Lately, however, the Drug Enforcement Administration has found itself under attack in Congress as it holds its ground against marijuana legalization while the resolve of longtime political allies — and the White House and Justice Department to which it reports — rapidly fades.
“For 13 of the 14 years I have worked on this issue, when the DEA came to a hearing, committee members jumped over themselves to cheerlead,” said Bill Piper, a lobbyist with the Drug Policy Alliance, a pro-legalization group. “Now the lawmakers are not just asking tough questions, but also getting aggressive with their arguments.”
So far this year, the DEA’s role in the seizure of industrial hemp seeds bound for research facilities in Kentucky drew angry rebukes from the Senate’s most powerful Republican. The GOP-controlled House recently voted to prohibit federal agents from busting medical marijuana operations that are legal under state laws. And that measure, which demonstrated a shared distaste for the DEA’s approach to marijuana, brought one of the Senate’s most conservative members together with one of its most liberal in a rare bipartisan alliance.
How much the agency’s stock has fallen was readily apparent in the House debate, when Rep. Jared Polis (D-Colo.) denounced the agency’s longtime chief.
“She is a terrible agency head,” Polis said of Administrator Michele Leonhart.
The two had previously clashed over the DEA’s insistence that marijuana continue to be classified as among the most dangerous narcotics in existence.
“She has repeatedly embarrassed her agency before this body,” Polis said.
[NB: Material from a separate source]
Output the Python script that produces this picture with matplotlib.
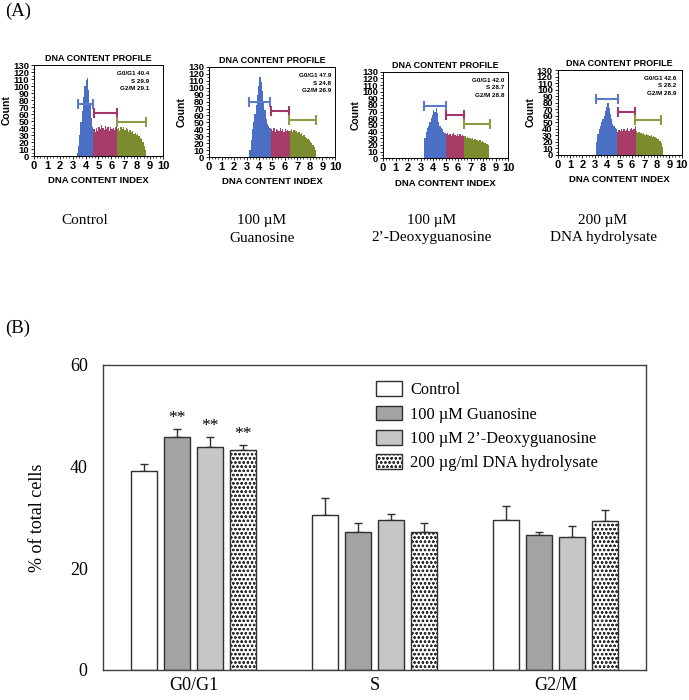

Leonhart, who declined through a spokesman to be interviewed, is not getting much backup from the White House.
This year, she complained that President Obama seemed alarmingly blase about what she sees as a pot epidemic. Her remarks to dozens of sheriffs gathered at a conference in Washington came soon after Obama told the New Yorker magazine that marijuana seemed no more dangerous to him than alcohol.
“She said, ‘I am so angry the president said what he said and completely ignored the science,’” recalled Thomas Hodgson, the sheriff of Bristol County, Mass.
Her remarks were so frank, Hodgson said, that another sheriff who had been attending such meetings for three decades interrupted Leonhart to tell the crowd what a risk she was taking. The audience then gave her a standing ovation, Hodgson said.